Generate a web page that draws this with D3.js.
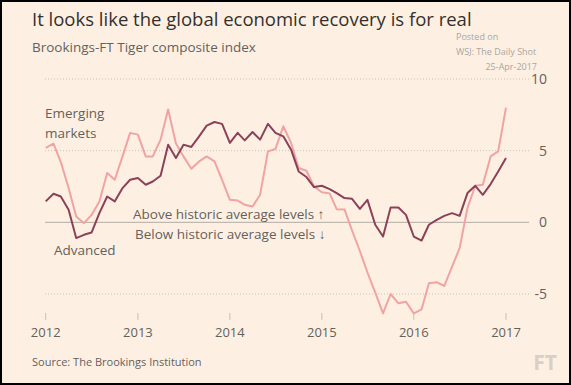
<!DOCTYPE html>
<html>
<head>
<meta charset="utf-8">
<script src="https://cdn.jsdelivr.net/npm/d3@7"></script>
<style>
  html, body { margin: 0; padding: 0; background: #fff; }
  svg { display: block; }
  text { font-family: "Open Sans", sans-serif; }
</style>
</head>
<body>
<svg width="571" height="385"></svg>
<script>
"use strict";

// monthly readings, Jan 2012 .. Jan 2017
var startMonth = new Date(2012, 0, 1);

var advanced = [
  1.46, 1.99, 1.8, 0.87, -1.1, -0.87, -0.71, 0.64, 1.8, 1.46, 2.39, 2.97,
  3.09, 2.62, 2.85, 3.25, 5.42, 4.49, 5.42, 5.26, 6.0, 6.75, 7.0, 6.87,
  5.54, 6.24, 5.72, 6.3, 5.77, 6.87, 6.24, 6.0, 5.07, 3.55, 3.16, 2.46,
  2.55, 2.32, 2.04, 1.69, 1.64, 0.94, 1.57, -0.17, -0.99, 1.04, 1.04, 0.52,
  -0.99, -1.27, -0.17, 0.17, 0.45, 0.64, 0.45, 2.04, 2.55, 1.92, 2.67, 3.55,
  4.49
];

var emerging = [
  5.19, 5.49, 4.2, 2.4, 0.4, -0.06, 0.52, 1.46, 3.44, 2.97, 4.6, 6.24,
  6.12, 4.6, 4.6, 5.77, 7.87, 5.5, 4.6, 3.74, 4.25, 4.6, 4.25, 2.97,
  1.57, 1.52, 1.22, 1.1, 1.92, 4.95, 5.12, 6.7, 5.54, 3.79, 3.6, 2.5,
  2.1, 2.02, 0.92, 0.9, -0.57, -2.0, -3.5, -4.9, -6.35, -5.0, -5.65, -5.54,
  -6.35, -6.07, -4.25, -4.18, -4.44, -3.09, -1.8, 1.0, 2.55, 2.62, 4.6, 4.95,
  8.0
];

var yTicks = [10, 5, 0, -5];
var xYears = [2012, 2013, 2014, 2015, 2016, 2017];

var svg = d3.select("svg"),
    width = 571,
    height = 385;

var bg = "#fdf0e2",
    textCol = "#66605c",
    dark = "#8b4159",
    pink = "#f0a3a2";

svg.append("rect")
    .attr("x", 1).attr("y", 1)
    .attr("width", width - 2).attr("height", height - 2)
    .attr("fill", bg)
    .attr("stroke", "#000")
    .attr("stroke-width", 2);

var x = d3.scaleTime()
    .domain([new Date(2012, 0, 1), new Date(2017, 0, 1)])
    .range([45.7, 506]);

var y = d3.scaleLinear()
    .domain([-5, 10])
    .range([294, 79]);

var toDate = function(i) { return d3.timeMonth.offset(startMonth, i); };

// gridlines
var grid = svg.append("g");
grid.selectAll("line")
    .data(yTicks)
    .enter().append("line")
    .attr("x1", 45).attr("x2", 529)
    .attr("y1", d => y(d)).attr("y2", d => y(d))
    .attr("stroke", d => d === 0 ? "#b3aca5" : "#c9c0b8")
    .attr("stroke-width", 1)
    .attr("stroke-dasharray", d => d === 0 ? null : "1,2");

grid.selectAll("text")
    .data(yTicks)
    .enter().append("text")
    .attr("x", 547)
    .attr("y", d => y(d))
    .attr("dy", "0.35em")
    .attr("text-anchor", "end")
    .attr("fill", textCol)
    .attr("font-size", 14)
    .text(d => d < 0 ? "-" + Math.abs(d) : d);

// x axis
var xAxis = svg.append("g");
xAxis.selectAll("line")
    .data(xYears)
    .enter().append("line")
    .attr("x1", d => x(new Date(d, 0, 1))).attr("x2", d => x(new Date(d, 0, 1)))
    .attr("y1", 313).attr("y2", 320)
    .attr("stroke", "#c9c0b8");

xAxis.selectAll("text")
    .data(xYears)
    .enter().append("text")
    .attr("x", d => x(new Date(d, 0, 1)))
    .attr("y", 337)
    .attr("text-anchor", "middle")
    .attr("fill", textCol)
    .attr("font-size", 13)
    .text(d => d);

// lines
var line = d3.line()
    .x((d, i) => x(toDate(i)))
    .y(d => y(d));

svg.append("path")
    .datum(emerging)
    .attr("d", line)
    .attr("fill", "none")
    .attr("stroke", pink)
    .attr("stroke-width", 2)
    .attr("stroke-linejoin", "round");

svg.append("path")
    .datum(advanced)
    .attr("d", line)
    .attr("fill", "none")
    .attr("stroke", dark)
    .attr("stroke-width", 2)
    .attr("stroke-linejoin", "round");

// titles
svg.append("text")
    .attr("x", 32).attr("y", 26)
    .attr("fill", "#33302e")
    .attr("font-size", 18.5)
    .text("It looks like the global economic recovery is for real");

svg.append("text")
    .attr("x", 32).attr("y", 52)
    .attr("fill", textCol)
    .attr("font-size", 13.5)
    .text("Brookings-FT Tiger composite index");

var posted = svg.append("g")
    .attr("fill", "#a9a6a3")
    .attr("font-size", 9)
    .attr("font-family", "Liberation Sans, Arial, sans-serif");
posted.append("text").attr("x", 456).attr("y", 40).text("Posted on");
posted.append("text").attr("x", 456).attr("y", 55).text("WSJ: The Daily Shot");
posted.append("text").attr("x", 537).attr("y", 70).attr("text-anchor", "end").text("25-Apr-2017");

// annotations
var notes = svg.append("g")
    .attr("fill", textCol)
    .attr("font-size", 13.5);
notes.append("text").attr("x", 45).attr("y", 118).text("Emerging");
notes.append("text").attr("x", 45).attr("y", 138).text("markets");
notes.append("text").attr("x", 54).attr("y", 255).text("Advanced");
notes.append("text").attr("x", 133).attr("y", 219).text("Above historic average levels \u2191");
notes.append("text").attr("x", 135).attr("y", 239).text("Below historic average levels \u2193");

svg.append("text")
    .attr("x", 32).attr("y", 366)
    .attr("fill", textCol)
    .attr("font-size", 11)
    .text("Source: The Brookings Institution");

svg.append("text")
    .attr("x", 557).attr("y", 370)
    .attr("text-anchor", "end")
    .attr("fill", "#d9cfc6")
    .attr("font-size", 21)
    .attr("font-weight", "bold")
    .attr("font-family", "Liberation Serif, serif")
    .text("FT");
</script>
</body>
</html>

Work instructions: Omitting all pictures, restate exactly the lines of the material from its start through the line that contains "var startMonth = new Date(2012, 0, 1);".

Full output:
Generate a web page that draws this with D3.js.
<!DOCTYPE html>
<html>
<head>
<meta charset="utf-8">
<script src="https://cdn.jsdelivr.net/npm/d3@7"></script>
<style>
  html, body { margin: 0; padding: 0; background: #fff; }
  svg { display: block; }
  text { font-family: "Open Sans", sans-serif; }
</style>
</head>
<body>
<svg width="571" height="385"></svg>
<script>
"use strict";

// monthly readings, Jan 2012 .. Jan 2017
var startMonth = new Date(2012, 0, 1);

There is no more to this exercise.